→ Aim of the exercise
Return only the lines from the top of the material through the line marked by "transform=fig.transFigure, color=frame_color, lw=2.2))", unaltered.

— START OF Provided information —

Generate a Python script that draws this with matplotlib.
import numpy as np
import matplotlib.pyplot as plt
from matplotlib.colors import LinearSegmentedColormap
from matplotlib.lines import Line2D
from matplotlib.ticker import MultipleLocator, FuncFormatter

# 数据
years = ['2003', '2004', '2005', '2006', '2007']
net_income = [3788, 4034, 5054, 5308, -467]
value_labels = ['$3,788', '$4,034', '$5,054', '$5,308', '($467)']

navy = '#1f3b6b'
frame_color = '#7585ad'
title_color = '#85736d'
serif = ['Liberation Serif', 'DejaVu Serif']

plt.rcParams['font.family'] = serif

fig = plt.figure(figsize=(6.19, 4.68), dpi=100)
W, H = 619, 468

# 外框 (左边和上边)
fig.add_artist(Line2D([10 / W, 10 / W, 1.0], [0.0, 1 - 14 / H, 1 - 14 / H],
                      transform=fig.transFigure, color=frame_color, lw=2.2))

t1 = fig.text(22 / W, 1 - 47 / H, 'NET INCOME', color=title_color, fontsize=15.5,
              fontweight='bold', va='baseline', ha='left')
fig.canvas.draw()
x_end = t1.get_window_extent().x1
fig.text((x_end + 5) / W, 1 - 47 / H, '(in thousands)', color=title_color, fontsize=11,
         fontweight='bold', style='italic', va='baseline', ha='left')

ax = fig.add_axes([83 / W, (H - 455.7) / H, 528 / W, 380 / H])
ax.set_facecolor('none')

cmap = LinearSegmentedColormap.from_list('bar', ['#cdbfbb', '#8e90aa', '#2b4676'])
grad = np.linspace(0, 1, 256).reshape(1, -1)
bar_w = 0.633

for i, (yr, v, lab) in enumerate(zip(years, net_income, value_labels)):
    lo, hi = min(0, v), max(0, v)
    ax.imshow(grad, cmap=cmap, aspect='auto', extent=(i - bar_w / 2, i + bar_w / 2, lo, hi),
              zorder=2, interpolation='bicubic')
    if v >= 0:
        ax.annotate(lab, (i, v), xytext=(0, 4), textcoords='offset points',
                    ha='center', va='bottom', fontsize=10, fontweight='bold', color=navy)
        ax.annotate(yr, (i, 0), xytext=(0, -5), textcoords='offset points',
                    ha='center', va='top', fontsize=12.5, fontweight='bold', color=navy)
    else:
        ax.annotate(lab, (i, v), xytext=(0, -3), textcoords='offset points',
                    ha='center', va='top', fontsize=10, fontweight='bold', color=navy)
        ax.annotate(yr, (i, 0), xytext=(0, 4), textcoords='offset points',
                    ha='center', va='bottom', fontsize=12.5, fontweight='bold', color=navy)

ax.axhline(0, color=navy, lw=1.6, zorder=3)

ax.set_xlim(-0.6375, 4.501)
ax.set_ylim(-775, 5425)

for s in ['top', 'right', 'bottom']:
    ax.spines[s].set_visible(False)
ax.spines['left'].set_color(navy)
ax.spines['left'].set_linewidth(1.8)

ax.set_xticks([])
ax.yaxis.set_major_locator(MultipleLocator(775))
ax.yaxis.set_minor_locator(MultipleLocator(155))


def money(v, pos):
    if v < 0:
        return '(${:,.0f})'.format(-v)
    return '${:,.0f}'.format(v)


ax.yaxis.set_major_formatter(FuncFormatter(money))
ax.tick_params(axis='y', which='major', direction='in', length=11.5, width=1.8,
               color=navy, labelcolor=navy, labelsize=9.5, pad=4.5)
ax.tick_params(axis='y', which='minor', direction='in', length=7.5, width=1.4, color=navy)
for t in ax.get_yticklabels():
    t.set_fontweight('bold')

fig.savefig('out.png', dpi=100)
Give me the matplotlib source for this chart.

— END OF Provided information —

→ Exercise result
Generate a Python script that draws this with matplotlib.
import numpy as np
import matplotlib.pyplot as plt
from matplotlib.colors import LinearSegmentedColormap
from matplotlib.lines import Line2D
from matplotlib.ticker import MultipleLocator, FuncFormatter

# 数据
years = ['2003', '2004', '2005', '2006', '2007']
net_income = [3788, 4034, 5054, 5308, -467]
value_labels = ['$3,788', '$4,034', '$5,054', '$5,308', '($467)']

navy = '#1f3b6b'
frame_color = '#7585ad'
title_color = '#85736d'
serif = ['Liberation Serif', 'DejaVu Serif']

plt.rcParams['font.family'] = serif

fig = plt.figure(figsize=(6.19, 4.68), dpi=100)
W, H = 619, 468

# 外框 (左边和上边)
fig.add_artist(Line2D([10 / W, 10 / W, 1.0], [0.0, 1 - 14 / H, 1 - 14 / H],
                      transform=fig.transFigure, color=frame_color, lw=2.2))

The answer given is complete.